WHAT THE TASK ASKS — Return each line holding the string "chart".

DATA FOR THE TASK —
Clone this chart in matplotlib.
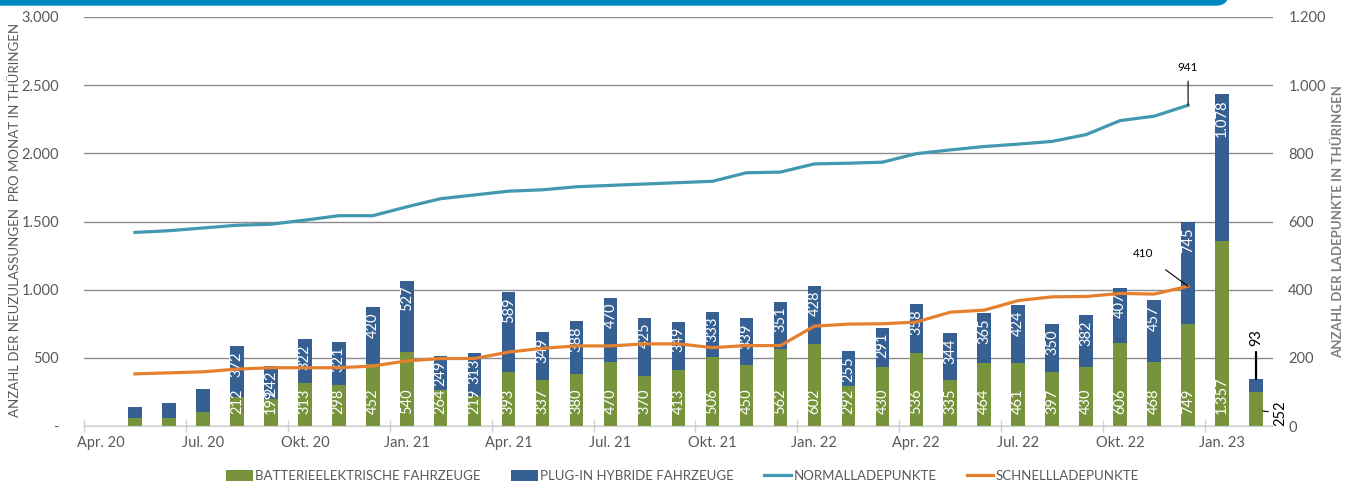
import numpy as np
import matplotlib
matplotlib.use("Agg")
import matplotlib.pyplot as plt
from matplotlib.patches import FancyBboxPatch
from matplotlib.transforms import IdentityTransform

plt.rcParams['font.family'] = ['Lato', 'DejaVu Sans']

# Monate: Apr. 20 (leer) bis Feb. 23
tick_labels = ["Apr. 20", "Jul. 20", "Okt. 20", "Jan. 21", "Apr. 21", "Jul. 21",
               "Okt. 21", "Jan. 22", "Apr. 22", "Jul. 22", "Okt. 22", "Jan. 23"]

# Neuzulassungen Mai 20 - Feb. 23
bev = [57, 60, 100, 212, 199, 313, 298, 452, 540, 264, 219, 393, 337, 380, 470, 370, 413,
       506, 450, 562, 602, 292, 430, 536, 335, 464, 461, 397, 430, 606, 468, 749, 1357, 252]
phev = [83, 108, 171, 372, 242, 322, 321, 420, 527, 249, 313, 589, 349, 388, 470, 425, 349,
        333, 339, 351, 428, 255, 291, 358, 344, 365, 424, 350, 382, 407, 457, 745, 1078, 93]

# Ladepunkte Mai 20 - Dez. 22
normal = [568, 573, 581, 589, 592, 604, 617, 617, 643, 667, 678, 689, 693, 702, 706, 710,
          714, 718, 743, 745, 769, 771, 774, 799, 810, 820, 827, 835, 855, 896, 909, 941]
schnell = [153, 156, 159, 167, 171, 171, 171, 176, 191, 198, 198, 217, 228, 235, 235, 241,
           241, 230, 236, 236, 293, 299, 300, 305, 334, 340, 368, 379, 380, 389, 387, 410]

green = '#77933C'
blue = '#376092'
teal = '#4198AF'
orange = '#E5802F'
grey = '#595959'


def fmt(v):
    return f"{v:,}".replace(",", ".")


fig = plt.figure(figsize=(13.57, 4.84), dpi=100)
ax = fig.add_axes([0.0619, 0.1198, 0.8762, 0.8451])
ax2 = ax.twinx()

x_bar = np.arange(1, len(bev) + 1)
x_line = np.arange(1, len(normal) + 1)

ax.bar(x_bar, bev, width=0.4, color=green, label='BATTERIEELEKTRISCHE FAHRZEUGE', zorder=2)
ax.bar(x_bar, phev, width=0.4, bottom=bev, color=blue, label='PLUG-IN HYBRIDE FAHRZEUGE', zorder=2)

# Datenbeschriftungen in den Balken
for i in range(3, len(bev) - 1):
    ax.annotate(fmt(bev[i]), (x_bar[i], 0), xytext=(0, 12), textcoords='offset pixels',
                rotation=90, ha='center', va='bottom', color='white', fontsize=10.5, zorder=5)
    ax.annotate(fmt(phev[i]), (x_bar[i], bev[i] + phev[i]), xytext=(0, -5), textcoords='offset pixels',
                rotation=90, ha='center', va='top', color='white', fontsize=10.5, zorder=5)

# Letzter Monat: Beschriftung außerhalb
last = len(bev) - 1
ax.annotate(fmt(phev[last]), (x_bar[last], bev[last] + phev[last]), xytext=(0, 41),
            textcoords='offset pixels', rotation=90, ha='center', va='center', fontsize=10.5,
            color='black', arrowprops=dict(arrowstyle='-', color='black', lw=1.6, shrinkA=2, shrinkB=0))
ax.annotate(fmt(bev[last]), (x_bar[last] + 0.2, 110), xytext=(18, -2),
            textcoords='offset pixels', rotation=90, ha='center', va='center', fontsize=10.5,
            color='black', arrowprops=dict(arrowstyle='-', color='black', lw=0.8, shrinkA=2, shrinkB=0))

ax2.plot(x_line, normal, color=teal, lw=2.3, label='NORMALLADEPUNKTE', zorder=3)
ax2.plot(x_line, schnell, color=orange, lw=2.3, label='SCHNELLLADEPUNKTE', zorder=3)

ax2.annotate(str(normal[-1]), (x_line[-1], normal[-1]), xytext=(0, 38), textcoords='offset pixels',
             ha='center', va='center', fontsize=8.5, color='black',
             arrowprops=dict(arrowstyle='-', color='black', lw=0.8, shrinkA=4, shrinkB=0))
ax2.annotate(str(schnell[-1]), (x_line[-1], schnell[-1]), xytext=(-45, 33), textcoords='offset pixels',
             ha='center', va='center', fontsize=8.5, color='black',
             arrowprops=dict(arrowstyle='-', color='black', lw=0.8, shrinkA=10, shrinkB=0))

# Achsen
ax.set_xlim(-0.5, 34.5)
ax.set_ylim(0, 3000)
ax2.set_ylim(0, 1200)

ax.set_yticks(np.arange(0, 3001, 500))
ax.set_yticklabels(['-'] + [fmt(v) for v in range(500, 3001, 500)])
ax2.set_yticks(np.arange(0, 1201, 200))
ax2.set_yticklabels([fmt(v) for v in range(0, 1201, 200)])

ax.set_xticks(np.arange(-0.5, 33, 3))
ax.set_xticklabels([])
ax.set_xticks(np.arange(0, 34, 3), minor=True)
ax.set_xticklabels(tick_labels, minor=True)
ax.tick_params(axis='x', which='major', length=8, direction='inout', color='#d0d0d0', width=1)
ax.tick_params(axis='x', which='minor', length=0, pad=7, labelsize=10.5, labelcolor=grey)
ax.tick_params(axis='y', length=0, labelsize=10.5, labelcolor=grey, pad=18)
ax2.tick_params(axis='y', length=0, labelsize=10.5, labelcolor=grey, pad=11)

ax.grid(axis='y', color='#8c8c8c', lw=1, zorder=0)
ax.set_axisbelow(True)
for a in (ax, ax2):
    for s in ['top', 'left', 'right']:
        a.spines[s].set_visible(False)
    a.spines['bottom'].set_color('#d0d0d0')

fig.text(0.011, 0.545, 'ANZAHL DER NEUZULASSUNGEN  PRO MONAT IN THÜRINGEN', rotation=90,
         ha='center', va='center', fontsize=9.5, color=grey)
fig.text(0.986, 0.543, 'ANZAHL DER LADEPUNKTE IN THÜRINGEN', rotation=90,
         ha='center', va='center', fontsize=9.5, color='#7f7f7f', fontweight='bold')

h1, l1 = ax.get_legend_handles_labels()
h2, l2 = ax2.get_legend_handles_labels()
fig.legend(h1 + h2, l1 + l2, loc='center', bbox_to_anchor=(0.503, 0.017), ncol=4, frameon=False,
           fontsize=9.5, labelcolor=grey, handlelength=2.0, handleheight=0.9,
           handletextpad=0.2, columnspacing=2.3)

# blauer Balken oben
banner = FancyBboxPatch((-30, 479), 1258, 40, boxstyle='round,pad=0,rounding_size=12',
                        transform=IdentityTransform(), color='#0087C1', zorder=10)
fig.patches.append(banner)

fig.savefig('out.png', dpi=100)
* * *
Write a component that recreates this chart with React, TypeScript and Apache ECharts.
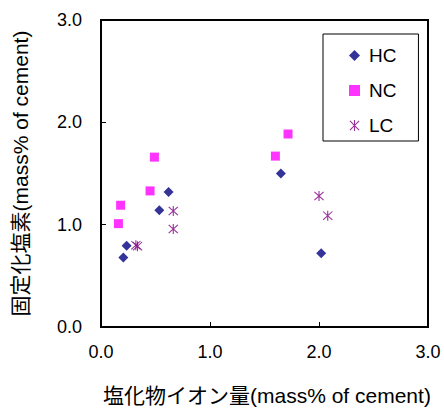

ANSWER TO THE TASK —
Clone this chart in matplotlib.
Write a component that recreates this chart with React, TypeScript and Apache ECharts.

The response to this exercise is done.